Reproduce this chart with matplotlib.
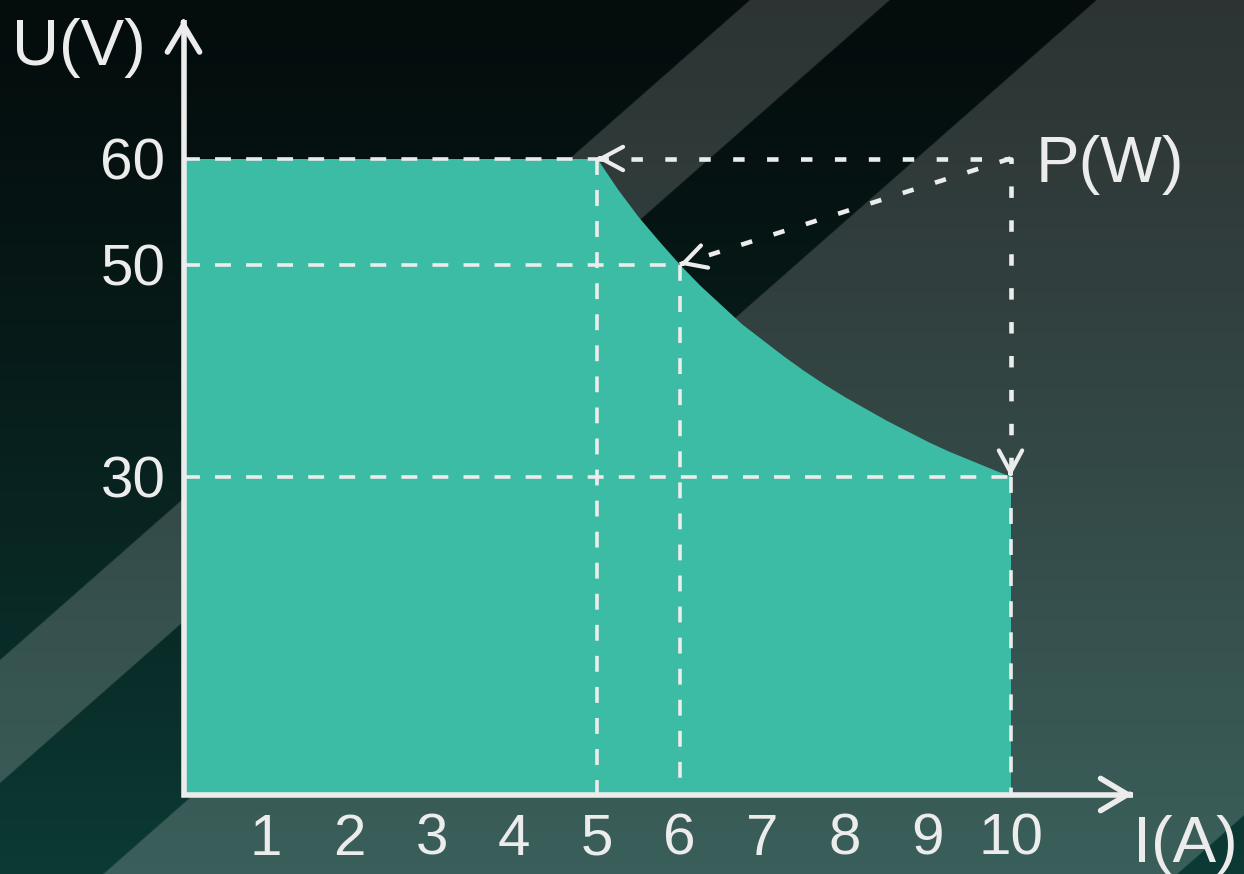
import numpy as np
import matplotlib
matplotlib.use("Agg")
import matplotlib.pyplot as plt

# ---------------- data ----------------
current_ticks = [1, 2, 3, 4, 5, 6, 7, 8, 9, 10]          # I (A)
voltage_ticks = [30, 50, 60]                              # U (V)
# operating envelope: constant voltage up to 5 A, then constant-power curve
curve_I = [0, 5, 5.25, 5.5, 5.75, 6, 6.25, 6.5, 6.75, 7, 7.25, 7.5, 7.75,
           8, 8.25, 8.5, 8.75, 9, 9.25, 9.5, 9.75, 10]
curve_U = [60, 60, 57.1, 54.5, 52.2, 50, 48.0, 46.2, 44.4, 42.9, 41.4, 40.0, 38.7,
           37.5, 36.4, 35.3, 34.3, 33.3, 32.4, 31.6, 30.8, 30]
marked_I = [5, 6, 10]
marked_U = [60, 50, 30]
power_corner = (10, 60)        # where the P(W) arrows start
x_label, y_label, p_label = "I(A)", "U(V)", "P(W)"

# ---------------- layout ----------------
W, H = 1244, 874
DPI = 100
ox, oy = 183.5, 794.5          # origin in pixels (from top-left)
sx, sy = 82.7, 10.6            # pixels per unit
x_axis_end, y_axis_end = 11.48, 73.1

FILL = "#3cbca5"
WHITE = "#ececec"
FONT = ["Liberation Sans", "DejaVu Sans"]
plt.rcParams["font.family"] = FONT

fig = plt.figure(figsize=(W / DPI, H / DPI), dpi=DPI)

# ---------------- background ----------------
bg = fig.add_axes([0, 0, 1, 1], zorder=0)
yy, xx = np.mgrid[0:H, 0:W] + 0.5
tt = yy / H
t = tt ** 1.2
top = np.array([4, 12, 12], float)
bot = np.array([12, 58, 52], float)
base = top + (bot - top) * t[..., None]
d = 0.88 * xx + yy


def band(v, lo, hi, w=2.0):
    a = np.clip((v - lo) / w + 0.5, 0, 1)
    b = np.clip((hi - v) / w + 0.5, 0, 1)
    return a * b


light = np.clip(band(d, 660, 783) + band(d, 965, 1910), 0, 1)
alpha = (0.163 + 0.027 * tt) * light
img = base * (1 - alpha[..., None]) + 255 * alpha[..., None]
bg.imshow(img / 255.0, extent=[0, W, H, 0], aspect="auto", interpolation="bilinear")
bg.set_xlim(0, W)
bg.set_ylim(H, 0)
bg.axis("off")

# ---------------- main axes ----------------
ax = fig.add_axes([ox / W, (H - oy) / H, (W - ox) / W, oy / H], zorder=1)
ax.set_xlim(0, (W - ox) / sx)
ax.set_ylim(0, oy / sy)
ax.patch.set_alpha(0)
for s in ax.spines.values():
    s.set_visible(False)

ax.fill_between(curve_I, 0, curve_U, color=FILL, lw=0, zorder=1)

# dashed reference lines
dash_kw = dict(color=WHITE, lw=2.6, dashes=(4.4, 4.2), zorder=3, clip_on=False)
for i, u in zip(marked_I, marked_U):
    ax.plot([0, i], [u, u], **dash_kw)
    ax.plot([i, i], [u, 0], **dash_kw)

# dotted power arrows
dot_kw = dict(color=WHITE, lw=3.3, dashes=(2.5, 4.9), zorder=4, clip_on=False)
cx, cy = power_corner
ax.plot([marked_I[0], cx, cx], [marked_U[0], cy, marked_U[2] + 0.6], **dot_kw)
ax.plot([cx, marked_I[1]], [cy, marked_U[1]], **dot_kw)


def head(tip, frm, hl, hw, lw):
    p1 = ax.transData.transform(tip)
    p0 = ax.transData.transform(frm)
    v = p0 - p1
    v = v / np.hypot(*v)
    off = v * 3.0 * 72.0 / DPI
    ax.annotate("", xy=tip, xytext=(off[0], off[1]), textcoords="offset points",
                arrowprops=dict(arrowstyle=f"->,head_length={hl},head_width={hw}",
                                lw=lw, color=WHITE, shrinkA=0, shrinkB=0,
                                mutation_scale=20),
                annotation_clip=False, zorder=5)


for i, u in zip(marked_I, marked_U):
    head((i, u), power_corner, 0.78, 0.42, 3.0)

# axes with arrows
ax.plot([0, 0, x_axis_end], [y_axis_end, 0, 0], color=WHITE, lw=4,
        solid_joinstyle="miter", solid_capstyle="butt", zorder=6, clip_on=False)
head((0, y_axis_end), (0, 0), 0.97, 0.58, 4)
head((x_axis_end, 0), (0, 0), 0.97, 0.58, 4)

# ticks
ax.set_xticks(current_ticks)
ax.set_xticklabels([str(v) for v in current_ticks])
ax.set_yticks(voltage_ticks)
ax.set_yticklabels([str(v) for v in voltage_ticks])
ax.tick_params(axis="both", length=0, labelsize=42, labelcolor=WHITE)
ax.tick_params(axis="x", pad=13)
ax.tick_params(axis="y", pad=13)

# axis titles
fig.text(12 / W, 1 - 65 / H, y_label, ha="left", va="baseline", fontsize=47, color=WHITE)
fig.text(1036 / W, 1 - 182 / H, p_label, ha="left", va="baseline", fontsize=47, color=WHITE)
fig.text(1133 / W, 1 - 862 / H, x_label, ha="left", va="baseline", fontsize=47, color=WHITE)

fig.savefig("out.png", dpi=DPI)
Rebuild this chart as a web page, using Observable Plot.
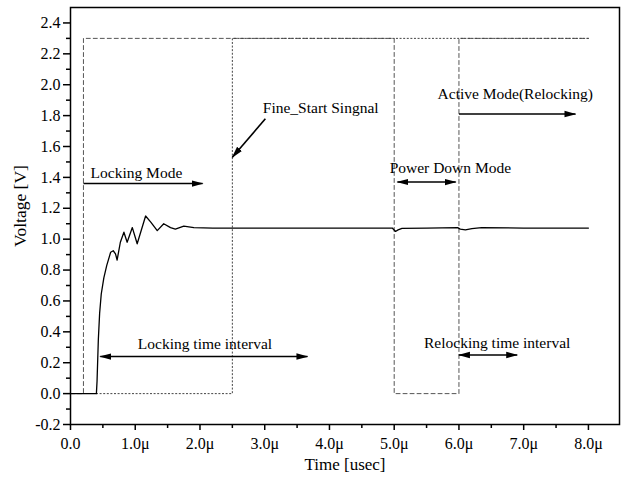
<!DOCTYPE html>
<html><head><meta charset="utf-8">
<script src="https://cdn.jsdelivr.net/npm/d3@7"></script>
<script src="https://cdn.jsdelivr.net/npm/@observablehq/plot@0.6"></script>
<style>body{margin:0;background:#fff} svg{display:block}</style>
</head><body><div id="chart"></div>
<script>
// Voltage waveform (time in microseconds, volts)
const timeUs  = [0, 0.40, 0.41, 0.43, 0.45, 0.475, 0.515, 0.56, 0.62, 0.66, 0.695, 0.72, 0.77, 0.825, 0.875, 0.955, 1.03, 1.16, 1.24, 1.34, 1.44, 1.545, 1.62, 1.75, 1.905, 2.2, 3.0, 4.0, 4.97, 5.02, 5.06, 5.12, 5.5, 5.98, 6.02, 6.1, 6.2, 6.35, 7.0, 8.0];
const voltage = [0, 0,    0.08, 0.35, 0.52, 0.645, 0.75, 0.83, 0.915, 0.925, 0.905, 0.865, 0.98, 1.045, 0.98, 1.075, 0.97, 1.15, 1.11, 1.055, 1.10, 1.075, 1.065, 1.085, 1.075, 1.072, 1.072, 1.072, 1.072, 1.05, 1.06, 1.07, 1.072, 1.075, 1.065, 1.06, 1.068, 1.075, 1.072, 1.072];

// Power-enable signal (dashed)
const powerT = [0, 0.2, 0.2, 5.0, 5.0, 6.0, 6.0, 8.0];
const powerV = [0, 0, 2.3, 2.3, 0, 0, 2.3, 2.3];

// Fine_Start signal (dotted)
const fineT = [0.4, 2.5, 2.5, 8.0];
const fineV = [0, 0, 2.3, 2.3];

// Axis ticks
const xMajor = [0, 1, 2, 3, 4, 5, 6, 7, 8];
const xMinor = [0.5, 1.5, 2.5, 3.5, 4.5, 5.5, 6.5, 7.5];
const yMajor = [-0.2, 0, 0.2, 0.4, 0.6, 0.8, 1.0, 1.2, 1.4, 1.6, 1.8, 2.0, 2.2, 2.4];
const yMinor = [-0.1, 0.1, 0.3, 0.5, 0.7, 0.9, 1.1, 1.3, 1.5, 1.7, 1.9, 2.1, 2.3];

// Annotations
const noteText = ["Locking Mode", "Fine_Start Singnal", "Power Down Mode", "Active Mode(Relocking)", "Locking time interval", "Relocking time interval"];
const noteX = [0.31, 2.97, 4.93, 5.67, 1.04, 5.46];
const noteY = [1.43, 1.85, 1.46, 1.94, 0.32, 0.33];

// Arrows
const arrowX1 = [0.2, 5.05, 6.0, 0.46, 6.0, 3.01];
const arrowY1 = [1.36, 1.37, 1.81, 0.24, 0.25, 1.78];
const arrowX2 = [2.04, 5.95, 7.8, 3.66, 6.9, 2.5];
const arrowY2 = [1.36, 1.37, 1.81, 0.24, 0.25, 1.53];
const arrowBoth = [false, true, false, true, true, false];

const wave = timeUs.map((t, i) => ({t, v: voltage[i]}));
const power = powerT.map((t, i) => ({t, v: powerV[i]}));
const fine = fineT.map((t, i) => ({t, v: fineV[i]}));
const notes = noteText.map((s, i) => ({s, x: noteX[i], y: noteY[i]}));
const arrows = arrowX1.map((x1, i) => ({x1, y1: arrowY1[i], x2: arrowX2[i], y2: arrowY2[i], both: arrowBoth[i]}));

function head(color) {
  const m = d3.create("svg:marker")
    .attr("viewBox", "0 -5 12 10")
    .attr("refX", 11).attr("refY", 0)
    .attr("markerWidth", 12).attr("markerHeight", 10)
    .attr("markerUnits", "userSpaceOnUse")
    .attr("orient", "auto-start-reverse")
    .attr("fill", color).attr("stroke", "none");
  m.append("path").attr("d", "M0,-3.2L12,0L0,3.2Z");
  return m.node();
}

const font = "'Liberation Serif', 'DejaVu Serif', serif";
const xFmt = d => d === 0 ? "0.0" : d.toFixed(1) + "\u03bc";

const chart = Plot.plot({
  width: 622,
  height: 487,
  marginLeft: 70,
  marginRight: 3,
  marginTop: 7,
  marginBottom: 63,
  style: {fontFamily: font, fontSize: "16px", color: "black", background: "white"},
  x: {domain: [0, 8.48]},
  y: {domain: [-0.2, 2.5]},
  marks: [
    Plot.line(power, {x: "t", y: "v", stroke: "#555", strokeWidth: 1, strokeDasharray: "4,3"}),
    Plot.line(fine, {x: "t", y: "v", stroke: "#444", strokeWidth: 1, strokeDasharray: "1.2,2.4"}),
    Plot.line(wave, {x: "t", y: "v", stroke: "black", strokeWidth: 1.3}),
    Plot.link(arrows.filter(d => d.both), {x1: "x1", y1: "y1", x2: "x2", y2: "y2", stroke: "black", strokeWidth: 1.6, markerStart: head, markerEnd: head}),
    Plot.link(arrows.filter(d => !d.both), {x1: "x1", y1: "y1", x2: "x2", y2: "y2", stroke: "black", strokeWidth: 1.6, markerEnd: head}),
    Plot.text(notes, {x: "x", y: "y", text: "s", textAnchor: "start", fontSize: 15.5, fill: "black"}),
    Plot.axisX({ticks: xMajor, tickFormat: xFmt, tickSize: 6, tickPadding: 7, label: null, fontSize: 16, stroke: "black", strokeWidth: 1.5}),
    Plot.axisX({ticks: xMinor, tickFormat: () => "", tickSize: 4, label: null, stroke: "black", strokeWidth: 1.5}),
    Plot.axisY({ticks: yMajor, tickFormat: d => d.toFixed(1), tickSize: 7, tickPadding: 3, label: null, fontSize: 16, stroke: "black", strokeWidth: 1.5}),
    Plot.axisY({ticks: yMinor, tickFormat: () => "", tickSize: 4, label: null, stroke: "black", strokeWidth: 1.5}),
    Plot.frame({stroke: "black", strokeWidth: 1.5}),
    Plot.text(["Time [usec]"], {frameAnchor: "bottom", dy: 45, fontSize: 17, fill: "black"}),
    Plot.text(["Voltage [V]"], {frameAnchor: "left", dx: -50, dy: -10, rotate: -90, textAnchor: "middle", fontSize: 17.5, fill: "black"})
  ]
});
document.getElementById("chart").appendChild(chart);
</script>
</body></html>
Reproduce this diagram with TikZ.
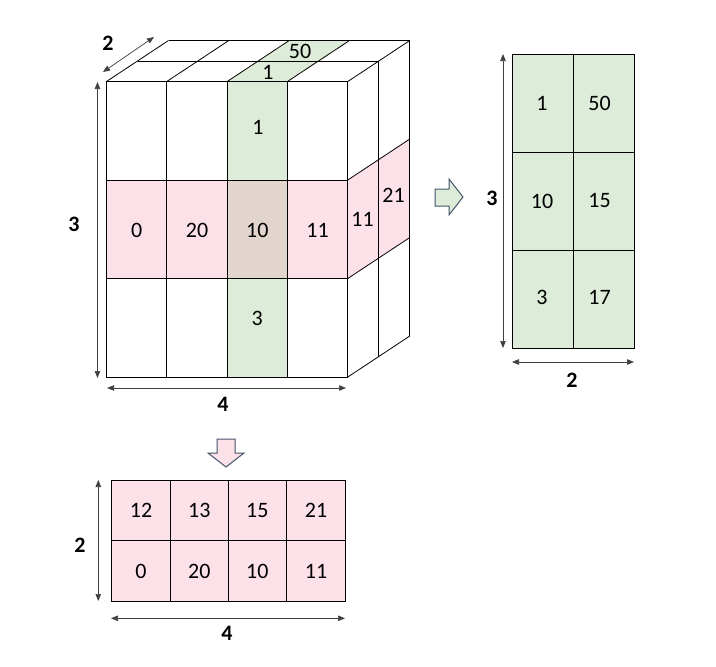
\documentclass[tikz,border=0pt]{standalone}
\usepackage{fontspec}
\setmainfont{Carlito}
\usetikzlibrary{arrows.meta}
\definecolor{pinkc}{HTML}{FDE1E9}
\definecolor{greenc}{HTML}{DDEBD9}
\definecolor{mixc}{HTML}{E1D5CD}
\definecolor{arrowline}{HTML}{44546A}
\definecolor{dimc}{HTML}{404040}
\tikzset{
  grid/.style={draw=black, line width=0.8pt},
  num/.style={font=\fontsize{22}{26}\selectfont, inner sep=0pt},
  dimlabel/.style={font=\bfseries\fontsize{22}{26}\selectfont, inner sep=0pt},
  dimarrow/.style={draw=dimc, line width=0.7pt, {Triangle[width=5.5pt,length=7pt]}-{Triangle[width=5.5pt,length=7pt]}},
  blockarrow/.style={draw=arrowline, line width=1pt, line join=miter},
}
\begin{document}
\begin{tikzpicture}[x=1pt,y=-1pt]
\useasboundingbox (0,0) rectangle (716,667);
\fill[white] (0,0) rectangle (716,667);
% ---------- cube ----------
\def\xa{106.5}\def\xb{166.8}\def\xc{227.2}\def\xd{287.5}\def\xe{347.8}
\def\ya{81.5}\def\yb{180}\def\yc{278.5}\def\yd{377}
\def\dx{31}\def\dy{20.5}
% front fills
\fill[pinkc] (\xa,\yb) rectangle (\xe,\yc);
\fill[greenc] (\xc,\ya) rectangle (\xd,\yd);
\fill[mixc] (\xc,\yb) rectangle (\xd,\yc);
% top green
\fill[greenc] (\xc,\ya) -- (\xd,\ya) -- (\xd+2*\dx,\ya-2*\dy) -- (\xc+2*\dx,\ya-2*\dy) -- cycle;
% right pink
\fill[pinkc] (\xe,\yb) -- (\xe+2*\dx,\yb-2*\dy) -- (\xe+2*\dx,\yc-2*\dy) -- (\xe,\yc) -- cycle;
% front grid
\draw[grid] (\xa,\ya) rectangle (\xe,\yd);
\foreach \x in {\xb,\xc,\xd} \draw[grid] (\x,\ya) -- (\x,\yd);
\foreach \y in {\yb,\yc} \draw[grid] (\xa,\y) -- (\xe,\y);
% top grid
\foreach \x in {\xa,\xb,\xc,\xd,\xe} \draw[grid] (\x,\ya) -- (\x+2*\dx,\ya-2*\dy);
\foreach \k in {1,2} \draw[grid] (\xa+\k*\dx,\ya-\k*\dy) -- (\xe+\k*\dx,\ya-\k*\dy);
% right grid
\foreach \y in {\yb,\yc,\yd} \draw[grid] (\xe,\y) -- (\xe+2*\dx,\y-2*\dy);
\foreach \k in {1,2} \draw[grid] (\xe+\k*\dx,\ya-\k*\dy) -- (\xe+\k*\dx,\yd-\k*\dy);
% cube labels
\node[num] (f1) at (258,127) {1};
\node[num] (f0) at (136.6,230) {0};
\node[num] (f20) at (197,230) {20};
\node[num] (f10) at (257.3,230) {10};
\node[num] (f11) at (317.6,230) {11};
\node[num] (f3) at (257.3,318) {3};
\node[num] (t1) at (268,72) {1};
\node[num] (t50) at (300,51) {50};
\node[num] (r11) at (362.5,219) {11};
\node[num] (r21) at (393.5,195) {21};
% cube dimensions
\coordinate (d2a) at (103,72);
\coordinate (d2b) at (154,37);
\draw[dimarrow] (d2a) -- (d2b);
\node[dimlabel] (l2) at (108,43) {2};
\coordinate (d3a) at (97.5,82);
\coordinate (d3b) at (97.5,378);
\draw[dimarrow] (d3a) -- (d3b);
\node[dimlabel] (l3) at (74,224) {3};
\coordinate (d4a) at (107,388);
\coordinate (d4b) at (346,388);
\draw[dimarrow] (d4a) -- (d4b);
\node[dimlabel] (l4) at (223,404) {4};
% ---------- right arrow ----------
\draw[blockarrow, fill=greenc] (435,189) -- (449,189) -- (449,179) -- (463,197) -- (449,215) -- (449,206) -- (435,206) -- cycle;
% ---------- right block ----------
\fill[greenc] (512.3,54) rectangle (634,348);
\draw[grid] (512.3,54) rectangle (634,348);
\draw[grid] (573,54) -- (573,348);
\draw[grid] (512.3,152.7) -- (634,152.7);
\draw[grid] (512.3,250.3) -- (634,250.3);
\node[num] (g1) at (542,103) {1};
\node[num] (g50) at (599.5,103) {50};
\node[num] (g10) at (542,201.5) {10};
\node[num] (g15) at (599.5,200) {15};
\node[num] (g3) at (542,297) {3};
\node[num] (g17) at (599.5,297) {17};
\coordinate (e3a) at (503,54);
\coordinate (e3b) at (503,348);
\draw[dimarrow] (e3a) -- (e3b);
\node[dimlabel] (m3) at (492,198) {3};
\coordinate (e2a) at (512,362);
\coordinate (e2b) at (634,362);
\draw[dimarrow] (e2a) -- (e2b);
\node[dimlabel] (m2) at (572,380) {2};
% ---------- down arrow ----------
\draw[blockarrow, fill=pinkc] (217,439) -- (235,439) -- (235,453) -- (244,453) -- (226,467) -- (208,453) -- (217,453) -- cycle;
% ---------- bottom block ----------
\fill[pinkc] (111,480) rectangle (345.3,601.3);
\draw[grid] (111,480) rectangle (345.3,601.3);
\foreach \x in {170.7,228,286.7} \draw[grid] (\x,480) -- (\x,601.3);
\draw[grid] (111,540.7) -- (345.3,540.7);
\node[num] (p12) at (141,510) {12};
\node[num] (p13) at (199.3,510) {13};
\node[num] (p15) at (257.3,510) {15};
\node[num] (p21) at (316,510) {21};
\node[num] (p0) at (141,571) {0};
\node[num] (p20) at (199.3,571) {20};
\node[num] (p10) at (257.3,571) {10};
\node[num] (p11) at (316,571) {11};
\coordinate (h2a) at (98.3,480);
\coordinate (h2b) at (98.3,601);
\draw[dimarrow] (h2a) -- (h2b);
\node[dimlabel] (n2) at (80,545) {2};
\coordinate (h4a) at (111,618.3);
\coordinate (h4b) at (345,618.3);
\draw[dimarrow] (h4a) -- (h4b);
\node[dimlabel] (n4) at (227,633) {4};
\end{tikzpicture}
\end{document}
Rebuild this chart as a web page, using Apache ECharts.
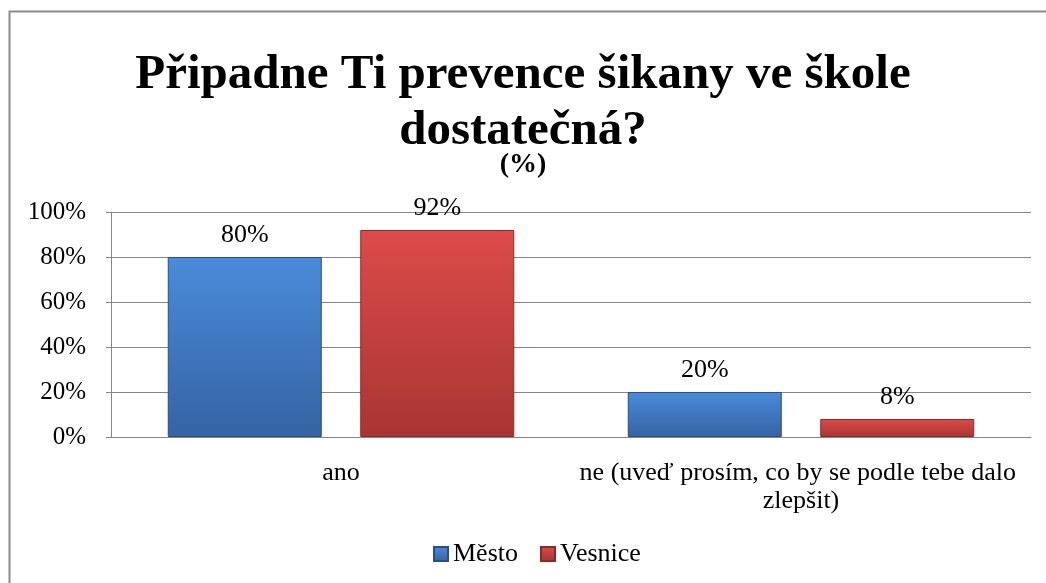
<!DOCTYPE html>
<html>
<head>
<meta charset="utf-8">
<script src="https://cdn.jsdelivr.net/npm/echarts@6/dist/echarts.min.js"></script>
<style>
body { margin: 0; background: #fff; }
#chart { width: 1046px; height: 583px; }
</style>
</head>
<body>
<div id="chart"></div>
<script>
//data
var kategorie = ['ano', 'ne (uveď prosím, co by se podle tebe dalo zlepšit)'];
var mesto = [80, 20];
var vesnice = [92, 8];
var osaY = [0, 20, 40, 60, 80, 100];

var font = '"Liberation Serif", "Times New Roman", serif';

function gradient(top, bottom) {
    return new echarts.graphic.LinearGradient(0, 0, 0, 1, [
        { offset: 0, color: top },
        { offset: 1, color: bottom }
    ]);
}

var popisek = {
    show: true,
    position: 'top',
    distance: 9,
    formatter: '{c}%',
    fontFamily: font,
    fontSize: 26,
    color: '#000'
};

var chart = echarts.init(document.getElementById('chart'));
var option = {
    animation: false,
    textStyle: { fontFamily: font },
    title: [
        {
            text: 'Připadne Ti prevence šikany ve škole\ndostatečná?',
            left: 'center',
            top: 42,
            textStyle: { fontFamily: font, fontSize: 49, fontWeight: 'bold', color: '#000', lineHeight: 56 }
        },
        {
            text: '(%)',
            left: 'center',
            top: 146,
            textStyle: { fontFamily: font, fontSize: 28, fontWeight: 'bold', color: '#000' }
        }
    ],
    //ramecek
    graphic: [
        {
            type: 'rect',
            shape: { x: 9.5, y: 11.5, width: 1100, height: 700 },
            style: { fill: 'none', stroke: '#8c8c8c', lineWidth: 2 },
            silent: true
        }
    ],
    legend: {
        bottom: 11,
        left: 428,
        icon: 'rect',
        itemWidth: 14,
        itemHeight: 14,
        itemGap: 22,
        textStyle: { fontFamily: font, fontSize: 26, color: '#000' },
        data: ['Město', 'Vesnice']
    },
    grid: {
        left: 111,
        right: 15,
        top: 212,
        bottom: 146,
        containLabel: false
    },
    xAxis: {
        type: 'category',
        data: kategorie,
        axisLine: { lineStyle: { color: '#868686', width: 1 } },
        axisTick: { show: false },
        axisLabel: {
            fontFamily: font,
            fontSize: 26,
            color: '#000',
            margin: 22,
            lineHeight: 28,
            width: 480,
            overflow: 'break',
            interval: 0
        }
    },
    yAxis: {
        type: 'value',
        min: 0,
        max: 100,
        interval: 20,
        axisLine: { show: true, lineStyle: { color: '#868686' } },
        axisTick: { show: true, length: 5, lineStyle: { color: '#868686' } },
        splitLine: { lineStyle: { color: '#868686', width: 1 } },
        axisLabel: {
            fontFamily: font,
            fontSize: 25,
            color: '#000',
            margin: 25,
            customValues: osaY,
            formatter: '{value}%'
        }
    },
    series: [
        {
            name: 'Město',
            type: 'bar',
            data: mesto,
            barWidth: 154,
            barGap: '25%',
            itemStyle: {
                color: gradient('#4a8bda', '#3563a3'),
                borderColor: '#2a4f82',
                borderWidth: 1
            },
            label: popisek
        },
        {
            name: 'Vesnice',
            type: 'bar',
            data: vesnice,
            barWidth: 154,
            itemStyle: {
                color: gradient('#dc4b49', '#a83533'),
                borderColor: '#8a2b29',
                borderWidth: 1
            },
            label: popisek
        }
    ]
};
chart.setOption(option);
</script>
</body>
</html>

• [Written instruction] Take out nothing but the lines from the one containing "Rebuild this chart as a web page, using Observable" to the one containing "const fineV = [0, 0, 2.3, 2.3];", inclusive, retyped exactly. Drop the pictures.

• [Solution to this task]
Rebuild this chart as a web page, using Observable Plot.
<!DOCTYPE html>
<html><head><meta charset="utf-8">
<script src="https://cdn.jsdelivr.net/npm/d3@7"></script>
<script src="https://cdn.jsdelivr.net/npm/@observablehq/plot@0.6"></script>
<style>body{margin:0;background:#fff} svg{display:block}</style>
</head><body><div id="chart"></div>
<script>
// Voltage waveform (time in microseconds, volts)
const timeUs  = [0, 0.40, 0.41, 0.43, 0.45, 0.475, 0.515, 0.56, 0.62, 0.66, 0.695, 0.72, 0.77, 0.825, 0.875, 0.955, 1.03, 1.16, 1.24, 1.34, 1.44, 1.545, 1.62, 1.75, 1.905, 2.2, 3.0, 4.0, 4.97, 5.02, 5.06, 5.12, 5.5, 5.98, 6.02, 6.1, 6.2, 6.35, 7.0, 8.0];
const voltage = [0, 0,    0.08, 0.35, 0.52, 0.645, 0.75, 0.83, 0.915, 0.925, 0.905, 0.865, 0.98, 1.045, 0.98, 1.075, 0.97, 1.15, 1.11, 1.055, 1.10, 1.075, 1.065, 1.085, 1.075, 1.072, 1.072, 1.072, 1.072, 1.05, 1.06, 1.07, 1.072, 1.075, 1.065, 1.06, 1.068, 1.075, 1.072, 1.072];

// Power-enable signal (dashed)
const powerT = [0, 0.2, 0.2, 5.0, 5.0, 6.0, 6.0, 8.0];
const powerV = [0, 0, 2.3, 2.3, 0, 0, 2.3, 2.3];

// Fine_Start signal (dotted)
const fineT = [0.4, 2.5, 2.5, 8.0];
const fineV = [0, 0, 2.3, 2.3];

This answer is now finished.